**DATA ENTRIES:**
____

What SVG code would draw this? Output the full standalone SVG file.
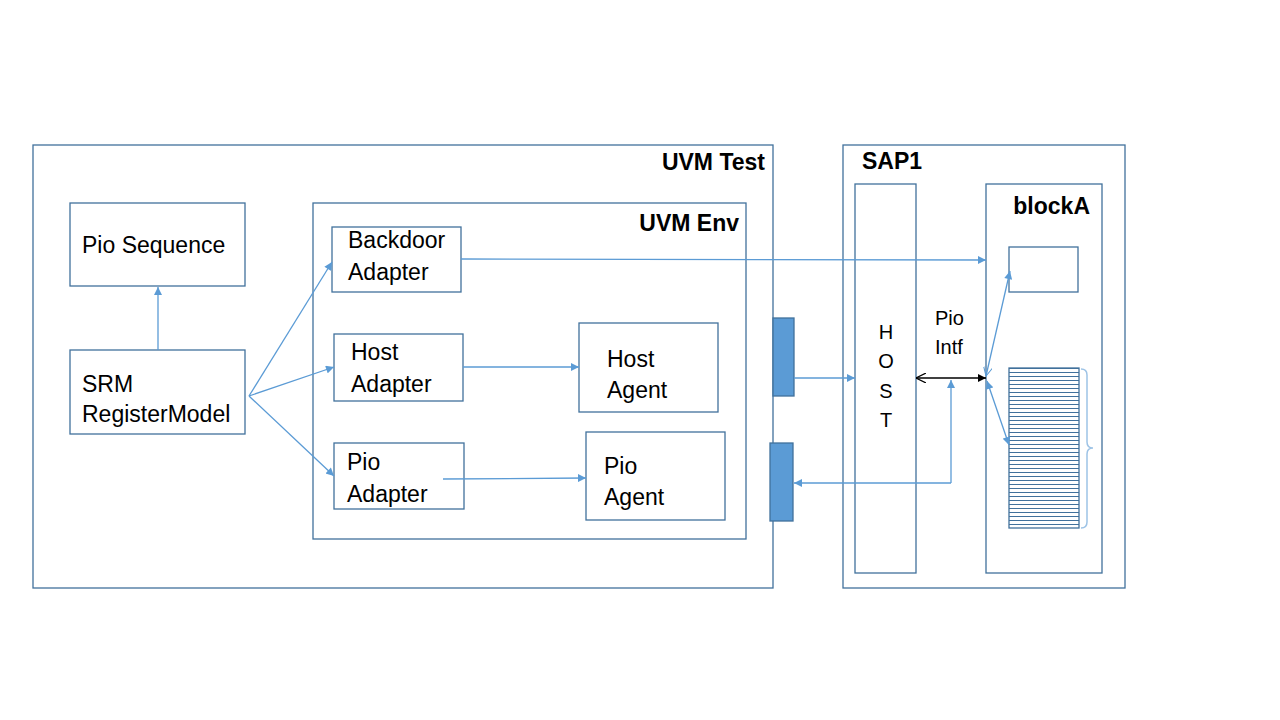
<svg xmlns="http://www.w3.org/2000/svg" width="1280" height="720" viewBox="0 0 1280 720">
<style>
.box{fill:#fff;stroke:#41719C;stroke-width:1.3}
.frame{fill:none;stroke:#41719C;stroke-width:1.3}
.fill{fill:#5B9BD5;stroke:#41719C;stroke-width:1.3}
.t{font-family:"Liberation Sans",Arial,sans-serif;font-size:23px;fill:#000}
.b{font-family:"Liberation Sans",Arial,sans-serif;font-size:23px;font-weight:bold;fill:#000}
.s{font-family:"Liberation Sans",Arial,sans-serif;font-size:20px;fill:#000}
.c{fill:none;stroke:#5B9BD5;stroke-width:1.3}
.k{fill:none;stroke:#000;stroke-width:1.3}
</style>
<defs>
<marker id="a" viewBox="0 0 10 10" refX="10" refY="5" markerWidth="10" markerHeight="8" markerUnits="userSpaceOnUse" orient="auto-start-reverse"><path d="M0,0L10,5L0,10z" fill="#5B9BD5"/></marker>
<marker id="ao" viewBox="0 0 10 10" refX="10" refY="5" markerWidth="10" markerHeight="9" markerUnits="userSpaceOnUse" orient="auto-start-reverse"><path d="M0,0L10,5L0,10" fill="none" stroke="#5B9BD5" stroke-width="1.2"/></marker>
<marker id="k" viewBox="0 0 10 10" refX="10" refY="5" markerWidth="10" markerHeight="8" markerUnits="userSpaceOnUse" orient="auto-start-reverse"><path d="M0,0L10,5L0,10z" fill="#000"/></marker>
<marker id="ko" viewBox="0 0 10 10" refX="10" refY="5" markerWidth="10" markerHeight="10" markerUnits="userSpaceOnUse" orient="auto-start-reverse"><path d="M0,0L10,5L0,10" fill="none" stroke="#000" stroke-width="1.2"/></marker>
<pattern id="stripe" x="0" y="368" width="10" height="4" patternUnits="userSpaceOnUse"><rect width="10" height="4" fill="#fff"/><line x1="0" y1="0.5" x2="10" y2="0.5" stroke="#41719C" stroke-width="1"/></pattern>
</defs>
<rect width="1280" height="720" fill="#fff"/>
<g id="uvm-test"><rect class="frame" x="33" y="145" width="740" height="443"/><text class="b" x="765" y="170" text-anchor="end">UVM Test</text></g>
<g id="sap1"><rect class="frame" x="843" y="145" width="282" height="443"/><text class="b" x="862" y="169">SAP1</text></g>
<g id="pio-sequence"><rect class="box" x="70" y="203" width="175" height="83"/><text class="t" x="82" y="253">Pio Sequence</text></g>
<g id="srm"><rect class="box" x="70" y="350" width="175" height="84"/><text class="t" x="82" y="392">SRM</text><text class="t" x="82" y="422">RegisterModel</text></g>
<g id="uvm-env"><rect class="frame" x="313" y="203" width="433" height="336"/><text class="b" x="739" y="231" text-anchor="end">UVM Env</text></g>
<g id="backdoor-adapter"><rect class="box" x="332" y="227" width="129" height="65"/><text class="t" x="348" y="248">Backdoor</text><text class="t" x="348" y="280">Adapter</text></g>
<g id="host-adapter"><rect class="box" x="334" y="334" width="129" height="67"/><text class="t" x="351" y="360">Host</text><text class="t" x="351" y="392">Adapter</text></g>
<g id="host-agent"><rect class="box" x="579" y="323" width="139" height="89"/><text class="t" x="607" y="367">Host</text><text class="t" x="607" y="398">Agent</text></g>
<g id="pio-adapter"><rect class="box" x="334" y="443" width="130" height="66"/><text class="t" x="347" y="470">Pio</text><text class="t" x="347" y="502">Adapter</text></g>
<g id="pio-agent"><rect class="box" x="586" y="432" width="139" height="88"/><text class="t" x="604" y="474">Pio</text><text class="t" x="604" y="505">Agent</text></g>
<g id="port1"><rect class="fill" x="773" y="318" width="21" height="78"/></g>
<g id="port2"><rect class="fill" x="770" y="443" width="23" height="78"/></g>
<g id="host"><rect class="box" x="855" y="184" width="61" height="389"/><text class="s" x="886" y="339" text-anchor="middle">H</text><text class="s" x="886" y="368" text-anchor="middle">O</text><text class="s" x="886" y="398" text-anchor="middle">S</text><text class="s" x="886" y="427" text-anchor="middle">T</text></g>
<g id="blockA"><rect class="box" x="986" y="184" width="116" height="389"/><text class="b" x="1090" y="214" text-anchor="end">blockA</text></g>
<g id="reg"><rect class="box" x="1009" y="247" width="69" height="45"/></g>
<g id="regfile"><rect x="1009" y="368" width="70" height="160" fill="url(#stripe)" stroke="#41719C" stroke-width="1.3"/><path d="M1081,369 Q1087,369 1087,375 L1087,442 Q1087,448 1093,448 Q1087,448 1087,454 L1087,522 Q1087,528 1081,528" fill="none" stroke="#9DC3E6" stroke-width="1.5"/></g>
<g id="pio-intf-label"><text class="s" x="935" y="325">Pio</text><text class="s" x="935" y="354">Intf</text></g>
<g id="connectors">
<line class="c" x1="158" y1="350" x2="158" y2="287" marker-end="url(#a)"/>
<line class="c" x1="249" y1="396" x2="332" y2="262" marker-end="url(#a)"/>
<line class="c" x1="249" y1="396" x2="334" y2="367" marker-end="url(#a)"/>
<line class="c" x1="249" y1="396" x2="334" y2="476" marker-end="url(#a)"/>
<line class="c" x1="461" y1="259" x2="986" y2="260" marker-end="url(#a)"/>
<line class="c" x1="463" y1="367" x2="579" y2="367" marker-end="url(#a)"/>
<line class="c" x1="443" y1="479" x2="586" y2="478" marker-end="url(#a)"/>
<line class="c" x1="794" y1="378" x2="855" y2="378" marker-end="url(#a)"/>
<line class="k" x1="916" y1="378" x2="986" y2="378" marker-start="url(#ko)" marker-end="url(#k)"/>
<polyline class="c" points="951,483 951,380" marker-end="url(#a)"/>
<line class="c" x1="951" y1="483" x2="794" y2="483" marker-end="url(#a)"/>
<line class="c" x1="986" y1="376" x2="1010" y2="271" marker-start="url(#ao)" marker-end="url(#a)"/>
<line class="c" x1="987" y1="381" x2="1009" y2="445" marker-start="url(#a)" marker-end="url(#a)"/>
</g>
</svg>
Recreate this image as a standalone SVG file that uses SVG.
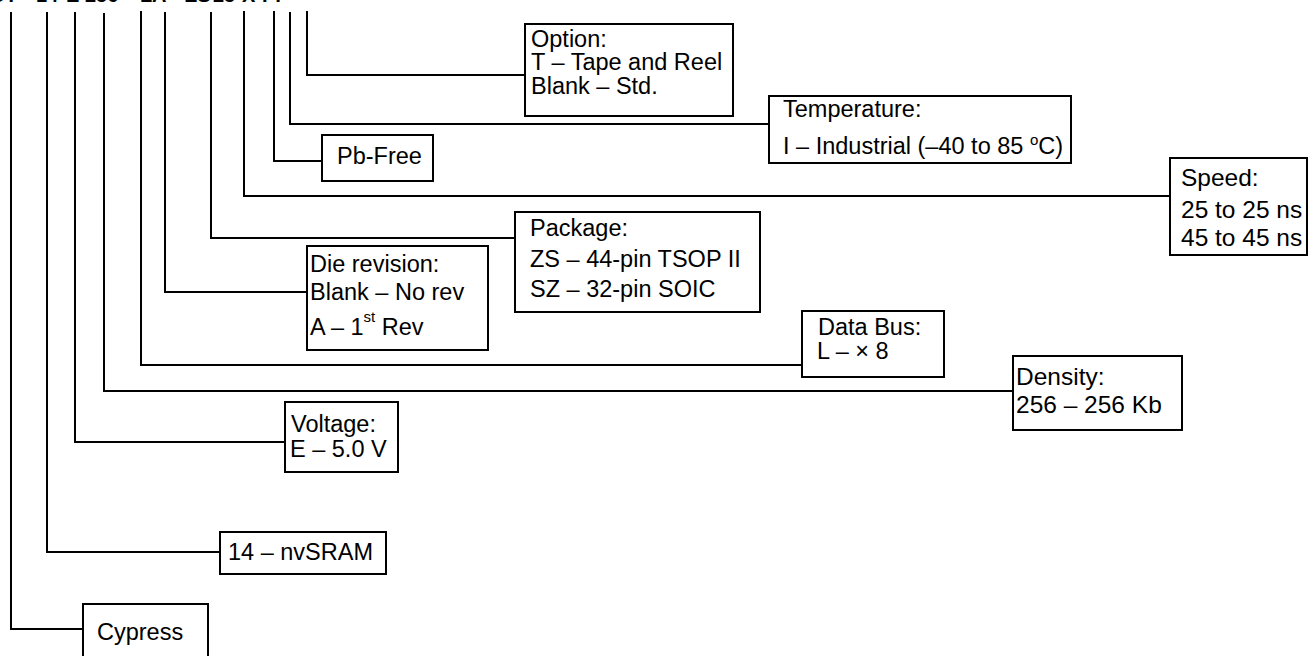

____

**BRIEF:**
Set down the lines of the records above exactly, apart from the pictures.

**FINAL ANSWER:**
What SVG code would draw this? Output the full standalone SVG file.
<svg xmlns="http://www.w3.org/2000/svg" width="1280" height="720" viewBox="0 0 1280 720">
<style>
.box{fill:#fff;stroke:#41719C;stroke-width:1.3}
.frame{fill:none;stroke:#41719C;stroke-width:1.3}
.fill{fill:#5B9BD5;stroke:#41719C;stroke-width:1.3}
.t{font-family:"Liberation Sans",Arial,sans-serif;font-size:23px;fill:#000}
.b{font-family:"Liberation Sans",Arial,sans-serif;font-size:23px;font-weight:bold;fill:#000}
.s{font-family:"Liberation Sans",Arial,sans-serif;font-size:20px;fill:#000}
.c{fill:none;stroke:#5B9BD5;stroke-width:1.3}
.k{fill:none;stroke:#000;stroke-width:1.3}
</style>
<defs>
<marker id="a" viewBox="0 0 10 10" refX="10" refY="5" markerWidth="10" markerHeight="8" markerUnits="userSpaceOnUse" orient="auto-start-reverse"><path d="M0,0L10,5L0,10z" fill="#5B9BD5"/></marker>
<marker id="ao" viewBox="0 0 10 10" refX="10" refY="5" markerWidth="10" markerHeight="9" markerUnits="userSpaceOnUse" orient="auto-start-reverse"><path d="M0,0L10,5L0,10" fill="none" stroke="#5B9BD5" stroke-width="1.2"/></marker>
<marker id="k" viewBox="0 0 10 10" refX="10" refY="5" markerWidth="10" markerHeight="8" markerUnits="userSpaceOnUse" orient="auto-start-reverse"><path d="M0,0L10,5L0,10z" fill="#000"/></marker>
<marker id="ko" viewBox="0 0 10 10" refX="10" refY="5" markerWidth="10" markerHeight="10" markerUnits="userSpaceOnUse" orient="auto-start-reverse"><path d="M0,0L10,5L0,10" fill="none" stroke="#000" stroke-width="1.2"/></marker>
<pattern id="stripe" x="0" y="368" width="10" height="4" patternUnits="userSpaceOnUse"><rect width="10" height="4" fill="#fff"/><line x1="0" y1="0.5" x2="10" y2="0.5" stroke="#41719C" stroke-width="1"/></pattern>
</defs>
<rect width="1280" height="720" fill="#fff"/>
<g id="uvm-test"><rect class="frame" x="33" y="145" width="740" height="443"/><text class="b" x="765" y="170" text-anchor="end">UVM Test</text></g>
<g id="sap1"><rect class="frame" x="843" y="145" width="282" height="443"/><text class="b" x="862" y="169">SAP1</text></g>
<g id="pio-sequence"><rect class="box" x="70" y="203" width="175" height="83"/><text class="t" x="82" y="253">Pio Sequence</text></g>
<g id="srm"><rect class="box" x="70" y="350" width="175" height="84"/><text class="t" x="82" y="392">SRM</text><text class="t" x="82" y="422">RegisterModel</text></g>
<g id="uvm-env"><rect class="frame" x="313" y="203" width="433" height="336"/><text class="b" x="739" y="231" text-anchor="end">UVM Env</text></g>
<g id="backdoor-adapter"><rect class="box" x="332" y="227" width="129" height="65"/><text class="t" x="348" y="248">Backdoor</text><text class="t" x="348" y="280">Adapter</text></g>
<g id="host-adapter"><rect class="box" x="334" y="334" width="129" height="67"/><text class="t" x="351" y="360">Host</text><text class="t" x="351" y="392">Adapter</text></g>
<g id="host-agent"><rect class="box" x="579" y="323" width="139" height="89"/><text class="t" x="607" y="367">Host</text><text class="t" x="607" y="398">Agent</text></g>
<g id="pio-adapter"><rect class="box" x="334" y="443" width="130" height="66"/><text class="t" x="347" y="470">Pio</text><text class="t" x="347" y="502">Adapter</text></g>
<g id="pio-agent"><rect class="box" x="586" y="432" width="139" height="88"/><text class="t" x="604" y="474">Pio</text><text class="t" x="604" y="505">Agent</text></g>
<g id="port1"><rect class="fill" x="773" y="318" width="21" height="78"/></g>
<g id="port2"><rect class="fill" x="770" y="443" width="23" height="78"/></g>
<g id="host"><rect class="box" x="855" y="184" width="61" height="389"/><text class="s" x="886" y="339" text-anchor="middle">H</text><text class="s" x="886" y="368" text-anchor="middle">O</text><text class="s" x="886" y="398" text-anchor="middle">S</text><text class="s" x="886" y="427" text-anchor="middle">T</text></g>
<g id="blockA"><rect class="box" x="986" y="184" width="116" height="389"/><text class="b" x="1090" y="214" text-anchor="end">blockA</text></g>
<g id="reg"><rect class="box" x="1009" y="247" width="69" height="45"/></g>
<g id="regfile"><rect x="1009" y="368" width="70" height="160" fill="url(#stripe)" stroke="#41719C" stroke-width="1.3"/><path d="M1081,369 Q1087,369 1087,375 L1087,442 Q1087,448 1093,448 Q1087,448 1087,454 L1087,522 Q1087,528 1081,528" fill="none" stroke="#9DC3E6" stroke-width="1.5"/></g>
<g id="pio-intf-label"><text class="s" x="935" y="325">Pio</text><text class="s" x="935" y="354">Intf</text></g>
<g id="connectors">
<line class="c" x1="158" y1="350" x2="158" y2="287" marker-end="url(#a)"/>
<line class="c" x1="249" y1="396" x2="332" y2="262" marker-end="url(#a)"/>
<line class="c" x1="249" y1="396" x2="334" y2="367" marker-end="url(#a)"/>
<line class="c" x1="249" y1="396" x2="334" y2="476" marker-end="url(#a)"/>
<line class="c" x1="461" y1="259" x2="986" y2="260" marker-end="url(#a)"/>
<line class="c" x1="463" y1="367" x2="579" y2="367" marker-end="url(#a)"/>
<line class="c" x1="443" y1="479" x2="586" y2="478" marker-end="url(#a)"/>
<line class="c" x1="794" y1="378" x2="855" y2="378" marker-end="url(#a)"/>
<line class="k" x1="916" y1="378" x2="986" y2="378" marker-start="url(#ko)" marker-end="url(#k)"/>
<polyline class="c" points="951,483 951,380" marker-end="url(#a)"/>
<line class="c" x1="951" y1="483" x2="794" y2="483" marker-end="url(#a)"/>
<line class="c" x1="986" y1="376" x2="1010" y2="271" marker-start="url(#ao)" marker-end="url(#a)"/>
<line class="c" x1="987" y1="381" x2="1009" y2="445" marker-start="url(#a)" marker-end="url(#a)"/>
</g>
</svg>
Recreate this image as a standalone SVG file that uses SVG.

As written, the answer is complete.